- Requirements
Filter the entries, keeping every line with the word "this".

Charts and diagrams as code
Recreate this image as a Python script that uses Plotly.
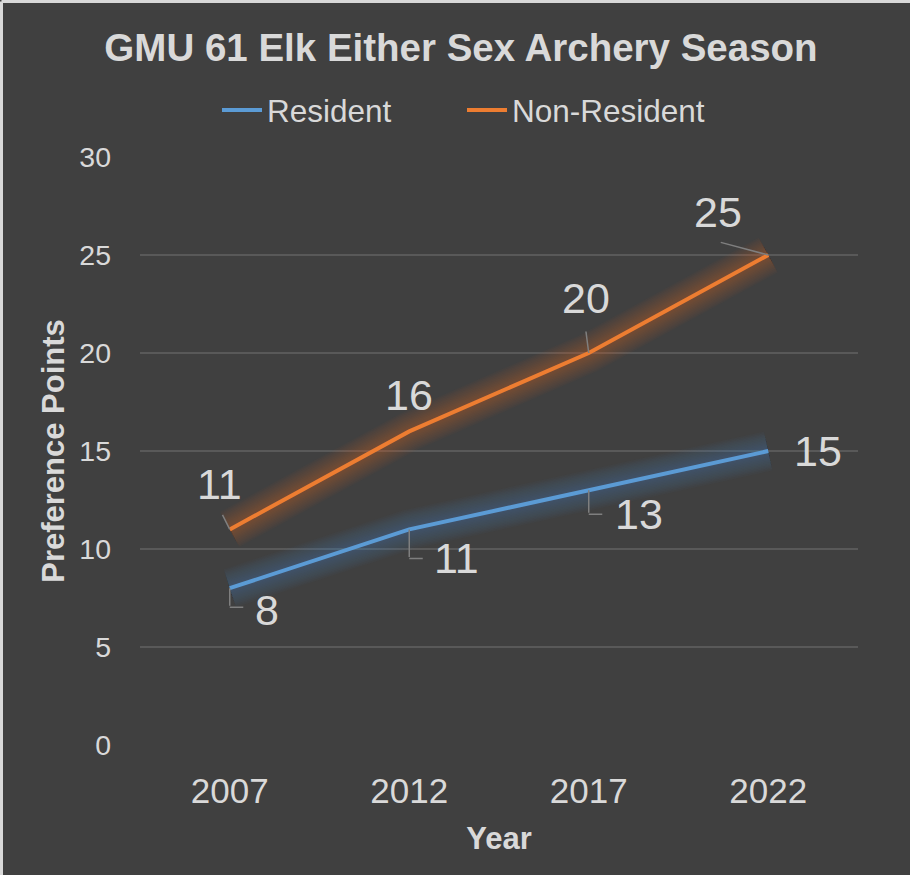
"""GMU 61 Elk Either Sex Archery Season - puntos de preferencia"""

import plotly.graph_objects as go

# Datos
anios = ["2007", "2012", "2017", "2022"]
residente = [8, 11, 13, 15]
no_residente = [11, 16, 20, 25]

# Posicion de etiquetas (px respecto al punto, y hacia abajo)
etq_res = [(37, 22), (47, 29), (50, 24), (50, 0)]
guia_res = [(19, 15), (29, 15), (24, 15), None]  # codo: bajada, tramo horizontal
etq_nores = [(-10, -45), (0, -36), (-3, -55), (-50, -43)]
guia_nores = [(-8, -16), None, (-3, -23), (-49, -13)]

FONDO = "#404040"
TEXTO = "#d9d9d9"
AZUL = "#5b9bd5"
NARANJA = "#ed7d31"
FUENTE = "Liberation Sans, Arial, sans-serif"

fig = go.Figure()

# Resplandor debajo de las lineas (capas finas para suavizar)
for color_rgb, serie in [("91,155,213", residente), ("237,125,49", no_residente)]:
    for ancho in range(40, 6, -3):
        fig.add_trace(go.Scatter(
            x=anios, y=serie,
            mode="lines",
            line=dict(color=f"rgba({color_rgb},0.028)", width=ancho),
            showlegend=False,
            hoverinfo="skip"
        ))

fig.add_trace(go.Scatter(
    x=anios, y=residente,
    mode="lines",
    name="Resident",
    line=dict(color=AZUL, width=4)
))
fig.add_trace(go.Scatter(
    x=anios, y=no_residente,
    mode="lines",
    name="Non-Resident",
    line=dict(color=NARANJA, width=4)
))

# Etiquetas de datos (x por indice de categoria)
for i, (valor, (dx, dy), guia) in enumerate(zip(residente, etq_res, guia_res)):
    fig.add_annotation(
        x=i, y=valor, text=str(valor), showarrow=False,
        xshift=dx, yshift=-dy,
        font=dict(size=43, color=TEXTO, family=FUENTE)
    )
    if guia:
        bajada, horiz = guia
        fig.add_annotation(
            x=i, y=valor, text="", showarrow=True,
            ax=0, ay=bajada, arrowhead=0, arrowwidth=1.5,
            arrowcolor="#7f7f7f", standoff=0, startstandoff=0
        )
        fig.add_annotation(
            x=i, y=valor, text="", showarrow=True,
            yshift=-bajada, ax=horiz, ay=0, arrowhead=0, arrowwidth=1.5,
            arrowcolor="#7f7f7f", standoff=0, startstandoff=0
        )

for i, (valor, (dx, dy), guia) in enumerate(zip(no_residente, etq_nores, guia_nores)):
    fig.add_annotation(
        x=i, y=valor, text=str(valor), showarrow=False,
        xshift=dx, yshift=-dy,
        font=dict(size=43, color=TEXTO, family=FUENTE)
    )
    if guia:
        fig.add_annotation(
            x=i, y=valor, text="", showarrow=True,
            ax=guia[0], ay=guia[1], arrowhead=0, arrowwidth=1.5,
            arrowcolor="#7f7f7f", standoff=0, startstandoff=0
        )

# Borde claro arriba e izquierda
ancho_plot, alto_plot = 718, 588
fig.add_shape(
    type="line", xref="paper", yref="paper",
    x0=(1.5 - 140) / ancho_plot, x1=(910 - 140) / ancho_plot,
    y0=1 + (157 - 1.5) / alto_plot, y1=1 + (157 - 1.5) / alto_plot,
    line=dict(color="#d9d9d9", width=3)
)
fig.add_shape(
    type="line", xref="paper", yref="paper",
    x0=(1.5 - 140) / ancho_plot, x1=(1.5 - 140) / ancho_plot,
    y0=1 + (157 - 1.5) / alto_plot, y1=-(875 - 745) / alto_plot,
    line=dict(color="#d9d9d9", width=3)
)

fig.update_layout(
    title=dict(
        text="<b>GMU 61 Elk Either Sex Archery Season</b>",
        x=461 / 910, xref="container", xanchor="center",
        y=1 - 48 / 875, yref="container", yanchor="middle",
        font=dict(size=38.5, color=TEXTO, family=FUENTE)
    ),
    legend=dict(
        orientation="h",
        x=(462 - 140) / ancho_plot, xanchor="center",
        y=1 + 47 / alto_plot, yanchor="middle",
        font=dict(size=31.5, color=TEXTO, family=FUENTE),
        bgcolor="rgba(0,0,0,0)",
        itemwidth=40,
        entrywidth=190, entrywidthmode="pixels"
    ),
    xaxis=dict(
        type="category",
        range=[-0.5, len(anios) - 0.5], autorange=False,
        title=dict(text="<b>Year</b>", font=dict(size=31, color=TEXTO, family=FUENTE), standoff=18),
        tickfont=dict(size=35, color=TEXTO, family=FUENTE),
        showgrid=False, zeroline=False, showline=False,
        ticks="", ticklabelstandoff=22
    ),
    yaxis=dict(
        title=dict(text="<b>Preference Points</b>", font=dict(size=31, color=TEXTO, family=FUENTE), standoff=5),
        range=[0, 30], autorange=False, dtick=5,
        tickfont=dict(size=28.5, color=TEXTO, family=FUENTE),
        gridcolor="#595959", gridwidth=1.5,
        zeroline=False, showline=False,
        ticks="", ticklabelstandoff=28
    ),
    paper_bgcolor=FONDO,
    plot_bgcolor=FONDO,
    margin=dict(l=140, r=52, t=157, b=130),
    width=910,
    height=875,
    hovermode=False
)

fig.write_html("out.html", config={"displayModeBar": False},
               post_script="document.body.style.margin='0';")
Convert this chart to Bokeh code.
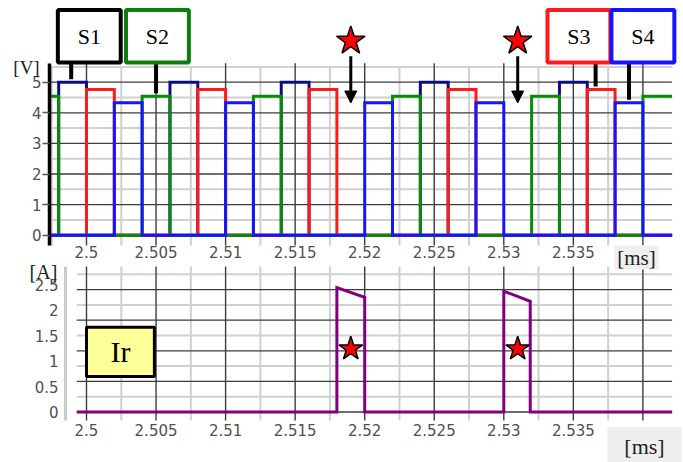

- Task solution
Recreate this image as a Python script that uses Plotly.
Convert this chart to Bokeh code.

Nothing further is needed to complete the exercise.